## Task directions
Without including the pictures, copy out every line below.

## Stored data
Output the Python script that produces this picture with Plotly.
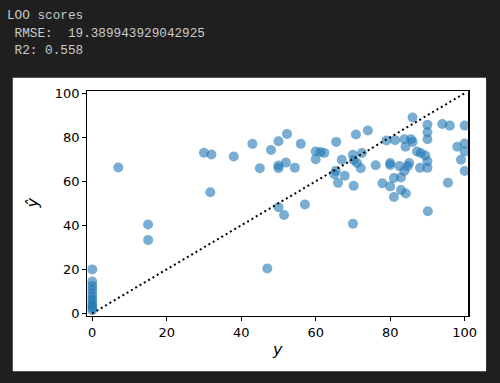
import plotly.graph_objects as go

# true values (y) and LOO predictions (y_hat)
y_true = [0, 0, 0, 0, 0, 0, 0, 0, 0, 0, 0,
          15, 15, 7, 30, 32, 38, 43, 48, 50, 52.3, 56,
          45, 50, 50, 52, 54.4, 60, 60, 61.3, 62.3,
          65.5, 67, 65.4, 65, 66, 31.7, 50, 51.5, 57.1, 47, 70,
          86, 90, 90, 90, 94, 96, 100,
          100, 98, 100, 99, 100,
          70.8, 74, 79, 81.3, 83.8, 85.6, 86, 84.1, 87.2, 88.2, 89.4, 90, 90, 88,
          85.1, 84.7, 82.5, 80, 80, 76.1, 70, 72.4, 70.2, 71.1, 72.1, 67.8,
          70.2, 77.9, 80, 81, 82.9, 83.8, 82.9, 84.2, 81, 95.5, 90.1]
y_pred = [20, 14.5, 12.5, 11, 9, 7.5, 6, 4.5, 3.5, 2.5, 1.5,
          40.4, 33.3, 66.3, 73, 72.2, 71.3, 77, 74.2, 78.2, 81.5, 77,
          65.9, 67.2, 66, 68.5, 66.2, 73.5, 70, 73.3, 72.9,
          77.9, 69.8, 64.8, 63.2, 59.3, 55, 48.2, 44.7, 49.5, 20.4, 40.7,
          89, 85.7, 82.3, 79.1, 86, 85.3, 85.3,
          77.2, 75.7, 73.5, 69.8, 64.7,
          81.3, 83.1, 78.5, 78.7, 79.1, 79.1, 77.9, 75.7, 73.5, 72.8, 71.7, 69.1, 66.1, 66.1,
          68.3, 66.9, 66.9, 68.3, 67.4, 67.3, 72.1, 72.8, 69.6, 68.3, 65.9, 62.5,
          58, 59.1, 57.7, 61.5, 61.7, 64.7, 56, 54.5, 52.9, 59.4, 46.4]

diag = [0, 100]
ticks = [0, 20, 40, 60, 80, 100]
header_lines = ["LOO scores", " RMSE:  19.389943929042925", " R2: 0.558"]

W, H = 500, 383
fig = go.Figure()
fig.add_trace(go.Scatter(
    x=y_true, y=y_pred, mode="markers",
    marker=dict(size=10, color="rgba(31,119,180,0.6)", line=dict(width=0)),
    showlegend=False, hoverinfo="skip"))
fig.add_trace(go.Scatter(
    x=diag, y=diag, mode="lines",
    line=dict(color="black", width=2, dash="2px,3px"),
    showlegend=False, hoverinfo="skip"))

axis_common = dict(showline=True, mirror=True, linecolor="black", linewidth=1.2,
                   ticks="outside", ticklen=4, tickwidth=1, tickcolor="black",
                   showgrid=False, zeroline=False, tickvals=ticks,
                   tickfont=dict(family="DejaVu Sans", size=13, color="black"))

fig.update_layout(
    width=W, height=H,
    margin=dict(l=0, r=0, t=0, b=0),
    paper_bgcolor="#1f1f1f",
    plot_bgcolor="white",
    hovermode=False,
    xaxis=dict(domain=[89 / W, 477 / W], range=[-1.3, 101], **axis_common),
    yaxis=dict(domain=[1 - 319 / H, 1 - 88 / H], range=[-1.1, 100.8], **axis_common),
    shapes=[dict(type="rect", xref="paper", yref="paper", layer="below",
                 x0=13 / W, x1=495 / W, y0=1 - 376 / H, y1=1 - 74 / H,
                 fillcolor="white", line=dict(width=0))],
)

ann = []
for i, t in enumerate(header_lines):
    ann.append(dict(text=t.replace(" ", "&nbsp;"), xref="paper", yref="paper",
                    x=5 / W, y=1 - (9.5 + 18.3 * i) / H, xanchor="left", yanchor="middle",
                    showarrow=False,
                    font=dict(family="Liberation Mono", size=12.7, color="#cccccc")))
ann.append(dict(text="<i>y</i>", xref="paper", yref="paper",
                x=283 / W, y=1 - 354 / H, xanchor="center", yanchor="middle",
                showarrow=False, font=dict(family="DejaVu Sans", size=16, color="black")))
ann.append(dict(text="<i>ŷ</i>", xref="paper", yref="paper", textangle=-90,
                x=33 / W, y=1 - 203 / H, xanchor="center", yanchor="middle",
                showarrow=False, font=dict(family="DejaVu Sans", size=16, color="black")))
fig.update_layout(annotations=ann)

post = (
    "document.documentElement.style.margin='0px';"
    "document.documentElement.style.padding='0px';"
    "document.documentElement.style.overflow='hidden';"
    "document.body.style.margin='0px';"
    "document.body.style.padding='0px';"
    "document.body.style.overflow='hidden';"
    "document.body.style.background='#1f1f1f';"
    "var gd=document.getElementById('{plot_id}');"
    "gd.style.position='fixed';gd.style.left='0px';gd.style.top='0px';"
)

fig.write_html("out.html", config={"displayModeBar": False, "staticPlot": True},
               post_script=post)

## Result of the exercise
Output the Python script that produces this picture with Plotly.
import plotly.graph_objects as go

# true values (y) and LOO predictions (y_hat)
y_true = [0, 0, 0, 0, 0, 0, 0, 0, 0, 0, 0,
          15, 15, 7, 30, 32, 38, 43, 48, 50, 52.3, 56,
          45, 50, 50, 52, 54.4, 60, 60, 61.3, 62.3,
          65.5, 67, 65.4, 65, 66, 31.7, 50, 51.5, 57.1, 47, 70,
          86, 90, 90, 90, 94, 96, 100,
          100, 98, 100, 99, 100,
          70.8, 74, 79, 81.3, 83.8, 85.6, 86, 84.1, 87.2, 88.2, 89.4, 90, 90, 88,
          85.1, 84.7, 82.5, 80, 80, 76.1, 70, 72.4, 70.2, 71.1, 72.1, 67.8,
          70.2, 77.9, 80, 81, 82.9, 83.8, 82.9, 84.2, 81, 95.5, 90.1]
y_pred = [20, 14.5, 12.5, 11, 9, 7.5, 6, 4.5, 3.5, 2.5, 1.5,
          40.4, 33.3, 66.3, 73, 72.2, 71.3, 77, 74.2, 78.2, 81.5, 77,
          65.9, 67.2, 66, 68.5, 66.2, 73.5, 70, 73.3, 72.9,
          77.9, 69.8, 64.8, 63.2, 59.3, 55, 48.2, 44.7, 49.5, 20.4, 40.7,
          89, 85.7, 82.3, 79.1, 86, 85.3, 85.3,
          77.2, 75.7, 73.5, 69.8, 64.7,
          81.3, 83.1, 78.5, 78.7, 79.1, 79.1, 77.9, 75.7, 73.5, 72.8, 71.7, 69.1, 66.1, 66.1,
          68.3, 66.9, 66.9, 68.3, 67.4, 67.3, 72.1, 72.8, 69.6, 68.3, 65.9, 62.5,
          58, 59.1, 57.7, 61.5, 61.7, 64.7, 56, 54.5, 52.9, 59.4, 46.4]

diag = [0, 100]
ticks = [0, 20, 40, 60, 80, 100]
header_lines = ["LOO scores", " RMSE:  19.389943929042925", " R2: 0.558"]

W, H = 500, 383
fig = go.Figure()
fig.add_trace(go.Scatter(
    x=y_true, y=y_pred, mode="markers",
    marker=dict(size=10, color="rgba(31,119,180,0.6)", line=dict(width=0)),
    showlegend=False, hoverinfo="skip"))
fig.add_trace(go.Scatter(
    x=diag, y=diag, mode="lines",
    line=dict(color="black", width=2, dash="2px,3px"),
    showlegend=False, hoverinfo="skip"))

axis_common = dict(showline=True, mirror=True, linecolor="black", linewidth=1.2,
                   ticks="outside", ticklen=4, tickwidth=1, tickcolor="black",
                   showgrid=False, zeroline=False, tickvals=ticks,
                   tickfont=dict(family="DejaVu Sans", size=13, color="black"))

fig.update_layout(
    width=W, height=H,
    margin=dict(l=0, r=0, t=0, b=0),
    paper_bgcolor="#1f1f1f",
    plot_bgcolor="white",
    hovermode=False,
    xaxis=dict(domain=[89 / W, 477 / W], range=[-1.3, 101], **axis_common),
    yaxis=dict(domain=[1 - 319 / H, 1 - 88 / H], range=[-1.1, 100.8], **axis_common),
    shapes=[dict(type="rect", xref="paper", yref="paper", layer="below",
                 x0=13 / W, x1=495 / W, y0=1 - 376 / H, y1=1 - 74 / H,
                 fillcolor="white", line=dict(width=0))],
)

ann = []
for i, t in enumerate(header_lines):
    ann.append(dict(text=t.replace(" ", "&nbsp;"), xref="paper", yref="paper",
                    x=5 / W, y=1 - (9.5 + 18.3 * i) / H, xanchor="left", yanchor="middle",
                    showarrow=False,
                    font=dict(family="Liberation Mono", size=12.7, color="#cccccc")))
ann.append(dict(text="<i>y</i>", xref="paper", yref="paper",
                x=283 / W, y=1 - 354 / H, xanchor="center", yanchor="middle",
                showarrow=False, font=dict(family="DejaVu Sans", size=16, color="black")))
ann.append(dict(text="<i>ŷ</i>", xref="paper", yref="paper", textangle=-90,
                x=33 / W, y=1 - 203 / H, xanchor="center", yanchor="middle",
                showarrow=False, font=dict(family="DejaVu Sans", size=16, color="black")))
fig.update_layout(annotations=ann)

post = (
    "document.documentElement.style.margin='0px';"
    "document.documentElement.style.padding='0px';"
    "document.documentElement.style.overflow='hidden';"
    "document.body.style.margin='0px';"
    "document.body.style.padding='0px';"
    "document.body.style.overflow='hidden';"
    "document.body.style.background='#1f1f1f';"
    "var gd=document.getElementById('{plot_id}');"
    "gd.style.position='fixed';gd.style.left='0px';gd.style.top='0px';"
)

fig.write_html("out.html", config={"displayModeBar": False, "staticPlot": True},
               post_script=post)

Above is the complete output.